Showing posts with label spinach. Show all posts
Showing posts with label spinach. Show all posts

Saturday, 13 June 2009

Feta-spinach pastry

Not sure how Finnish this is, but this kind of pastries (resembling the quiche en France) are very common in Finland, and this recipe is originally from a Finnish recipe magazine. Attention, it's very filling. I served it along with onion soup yesterday, and it was an excellent combination.

Ingredients (for a mould of 24x24cm):
3-4 layers puff pastry
1 big onion
2 tablespoons oil
150 g frozen spinach
200 g feta cheese
3 eggs
2 dl light cream or cream-milk
1/4 teaspoons black pepper
a pinch of nutmeg

Preparation:
Chop the onion and sauté it on a frying pan with olive oil. Melt the spinach and squeeze the excess liquid off it. Pour the liquid off the feta cubes.
Cover the mould with puff pastry. Spread the spinach, onion and feta cheese on the puff pastry.
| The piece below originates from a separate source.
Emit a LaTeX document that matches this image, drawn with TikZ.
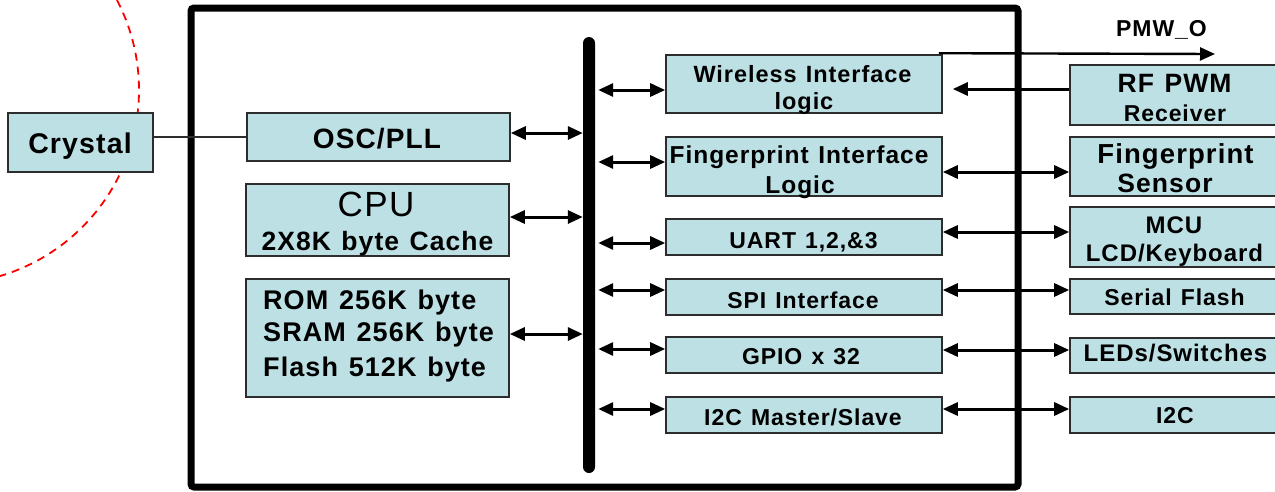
\documentclass[tikz,border=0pt]{standalone}
\usepackage{fontspec}
\setmainfont{Liberation Sans}[LetterSpace=4, WordSpace=1.25]
\usetikzlibrary{arrows.meta,calc}
\definecolor{boxfill}{RGB}{188,224,228}
\definecolor{boxline}{RGB}{45,45,45}
\newcommand{\boldlab}[1]{\bfseries\fontsize{#1}{#1}\selectfont}
\newcommand{\plainlab}[1]{\mdseries\fontsize{#1}{#1}\selectfont}
\tikzset{
  blk/.style={draw=boxline, line width=1.6pt, fill=boxfill, inner sep=0pt},
  lbl/.style={anchor=base, inner sep=0pt},
  bi/.style={line width=3pt, {Triangle[length=15pt,width=13pt]}-{Triangle[length=15pt,width=13pt]}},
  uni/.style={line width=3pt, -{Triangle[length=15pt,width=13pt]}},
  redarc/.style={red, line width=1.8pt, dash pattern=on 8pt off 6pt},
  frame/.style={line width=7pt, rounded corners=3pt},
}
\begin{document}
\begin{tikzpicture}[x=1pt,y=1pt]
\path[use as bounding box, clip] (0,0) rectangle (1275,-491);

% dashed circle segment on the left
\draw[redarc] (-55,-90) ++(40:194) arc[start angle=40, end angle=-80, radius=194];

% chip outline
\draw[frame] (191,-8) rectangle (1018,-487);

% internal bus
\node[fill=black, rounded corners=6pt, minimum width=12pt, minimum height=436pt, inner sep=0pt] (bus) at (589,-255) {};

% external crystal
\node[blk, minimum width=145pt, minimum height=59pt] (crystal) at (80.5,-142.5) {};
\node[lbl, font=\boldlab{28.5}] (crystal-t) at (80,-153) {Crystal};

% core blocks
\node[blk, minimum width=263pt, minimum height=48pt] (osc) at (378.5,-137) {};
\node[lbl, font=\boldlab{28}] (osc-t) at (377,-148) {OSC/PLL};
\node[blk, minimum width=263pt, minimum height=72pt] (cpu) at (377.5,-220) {};
\node[lbl, font=\plainlab{35}] (cpu-t1) at (376,-216.5) {CPU};
\node[lbl, font=\boldlab{26.5}] (cpu-t2) at (377.5,-250) {2X8K byte Cache};
\node[blk, minimum width=263pt, minimum height=118pt] (mem) at (377.5,-338) {};
\node[lbl, anchor=base west, font=\boldlab{27}] (mem-t1) at (263,-309) {ROM 256K byte};
\node[lbl, anchor=base west, font=\boldlab{27}] (mem-t2) at (263,-341.5) {SRAM 256K byte};
\node[lbl, anchor=base west, font=\boldlab{27}] (mem-t3) at (263,-376) {Flash 512K byte};

% peripheral blocks
\node[blk, minimum width=276pt, minimum height=58pt] (wifi) at (804,-84) {};
\node[lbl, font=\boldlab{23.5}] (wifi-t1) at (802.5,-82) {Wireless Interface};
\node[lbl, font=\boldlab{23.5}] (wifi-t2) at (804,-109) {logic};
\node[blk, minimum width=276pt, minimum height=59pt] (fpi) at (804,-166.5) {};
\node[lbl, font=\boldlab{24.5}] (fpi-t1) at (799,-163) {Fingerprint Interface};
\node[lbl, font=\boldlab{24.5}] (fpi-t2) at (800,-193) {Logic};
\node[blk, minimum width=276pt, minimum height=36pt] (uart) at (804,-237) {};
\node[lbl, font=\boldlab{23}] (uart-t) at (803.5,-248.3) {UART 1,2,\&3};
\node[blk, minimum width=276pt, minimum height=36pt] (spi) at (804,-297) {};
\node[lbl, font=\boldlab{23}] (spi-t) at (803,-308.3) {SPI Interface};
\node[blk, minimum width=276pt, minimum height=36pt] (gpio) at (804,-355) {};
\node[lbl, font=\boldlab{23}] (gpio-t) at (801,-364.3) {GPIO x 32};
\node[blk, minimum width=276pt, minimum height=36pt] (i2cm) at (804,-415) {};
\node[lbl, font=\boldlab{23}] (i2cm-t) at (803,-425) {I2C Master/Slave};

% external devices
\node[blk, minimum width=210pt, minimum height=60pt] (rf) at (1175,-95) {};
\node[lbl, font=\boldlab{26.5}] (rf-t1) at (1174.5,-92.3) {RF PWM};
\node[lbl, font=\boldlab{23}] (rf-t2) at (1175,-121.7) {Receiver};
\node[blk, minimum width=210pt, minimum height=59pt] (fps) at (1175,-166.5) {};
\node[lbl, font=\boldlab{27.5}] (fps-t1) at (1175.5,-163.3) {Fingerprint};
\node[lbl, font=\boldlab{26.5}] (fps-t2) at (1165,-192.7) {Sensor};
\node[blk, minimum width=210pt, minimum height=60pt] (mcu) at (1175,-237) {};
\node[lbl, font=\boldlab{24}] (mcu-t1) at (1174,-233.3) {MCU};
\node[lbl, font=\boldlab{24}] (mcu-t2) at (1174.5,-261) {LCD/Keyboard};
\node[blk, minimum width=210pt, minimum height=35pt] (sflash) at (1175,-296.5) {};
\node[lbl, font=\boldlab{23}] (sflash-t) at (1174.5,-305) {Serial Flash};
\node[blk, minimum width=210pt, minimum height=35pt] (leds) at (1175,-355.5) {};
\node[lbl, font=\boldlab{24}] (leds-t) at (1175.5,-361.7) {LEDs/Switches};
\node[blk, minimum width=210pt, minimum height=36pt] (i2c) at (1175,-415) {};
\node[lbl, font=\boldlab{23}] (i2c-t) at (1175,-423.3) {I2C};

% crystal connection
\draw[boxline, line width=1.6pt] (crystal.east |- osc.west) -- (osc.west);

% core blocks to bus
\draw[bi] ($(osc.east)+(0,4)$) -- ($(bus.west |- osc.east)+(0,4)$);
\draw[bi] ($(cpu.east)+(0,3)$) -- ($(bus.west |- cpu.east)+(0,3)$);
\draw[bi] ($(mem.east)+(0,4)$) -- ($(bus.west |- mem.east)+(0,4)$);

% bus to peripheral blocks
\draw[bi] ($(bus.east |- wifi.west)+(3,-6)$) -- ($(wifi.west)+(0,-6)$);
\draw[bi] ($(bus.east |- fpi.west)+(3,4.5)$) -- ($(fpi.west)+(0,4.5)$);
\draw[bi] ($(bus.east |- uart.west)+(3,-6)$) -- ($(uart.west)+(0,-6)$);
\draw[bi] ($(bus.east |- spi.west)+(3,7)$) -- ($(spi.west)+(0,7)$);
\draw[bi] ($(bus.east |- gpio.west)+(3,6)$) -- ($(gpio.west)+(0,6)$);
\draw[bi] ($(bus.east |- i2cm.west)+(3,6)$) -- ($(i2cm.west)+(0,6)$);

% peripheral blocks to external devices
\node[lbl, font=\boldlab{23}] (pmw-t) at (1161.5,-36.7) {PMW\_O};
\coordinate (pmwend) at (1215,-54);
\draw[uni, line width=2.4pt] ($(wifi.north east)+(-4,1)$) -- (pmwend);
\draw[uni] (rf.west |- 0,-89) -- ($(wifi.east)+(10,-5)$);
\draw[bi] ($(fpi.east)+(0,-5.5)$) -- ($(fps.west)+(0,-5.5)$);
\draw[bi] ($(uart.east)+(0,5)$) -- ($(mcu.west)+(0,5)$);
\draw[bi] ($(spi.east)+(0,7)$) -- ($(sflash.west)+(0,6.5)$);
\draw[bi] ($(gpio.east)+(0,5)$) -- ($(leds.west)+(0,5.5)$);
\draw[bi] ($(i2cm.east)+(0,6)$) -- ($(i2c.west)+(0,6)$);
\end{tikzpicture}
\end{document}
Mix the eggs, cream and spices together. Pour this mix on the mould.
Bake the pastry in the lower part of the 200 c hot oven for about 45 minutes.


Tuesday, 2 June 2009

Risotto of spinach, leek and peas

Here's a recipe for a very green risotto. It tastes fresh and in winter it reminds me of summer, even if using frozen spinach and peas! I created this recipe once when these three vegetables were the only ones I had at home and I had to improvise. Good that I did.

Ingredients (x2):
200 g risotto rice
500 ml vegetarian broth
1 onion
200 g frozen spinach
100 g peas
1 small leek
3 tablespoons ricotta
1 tablespoon butter
1 tablespoon olive oil
nutmeg
salt
pepper
soft cheese (In Italy I'd use Fontina, in Finland Koskenlaskija, not sure what the equivalent is over here!)
parsley

Preparation:
Chop the onion into fine pieces. Chop the leek first into circles and then cut them in 4. Pour these two vegetables on a frying pan with olive oil and fry them for 5-7 minutes. Put a bouillon cube into 500 ml of water in a pan and let it dissolve on the cooker.

Put the rice and the butter into the saucepan. Put them on the cooker and keep them in medium heat, mixing continuously. When the rice has got a golden and more transparent colour, add the spinach and a part of the broth. Mix all the time so that the rice doesn't get stuck in the bottom. Check the indications in the package for the cooking time of the rice. Add more broth little by little. Add salt, pepper and less than a teaspoon of nutmeg. At halfway of the cooking time add the peas and the leek you have previously chopped.

By the end of the cooking time, add ricotta. Cut the soft cheese into pieces that you will set on the food when serving. Cut the parsley leaves smaller and add it on the portions.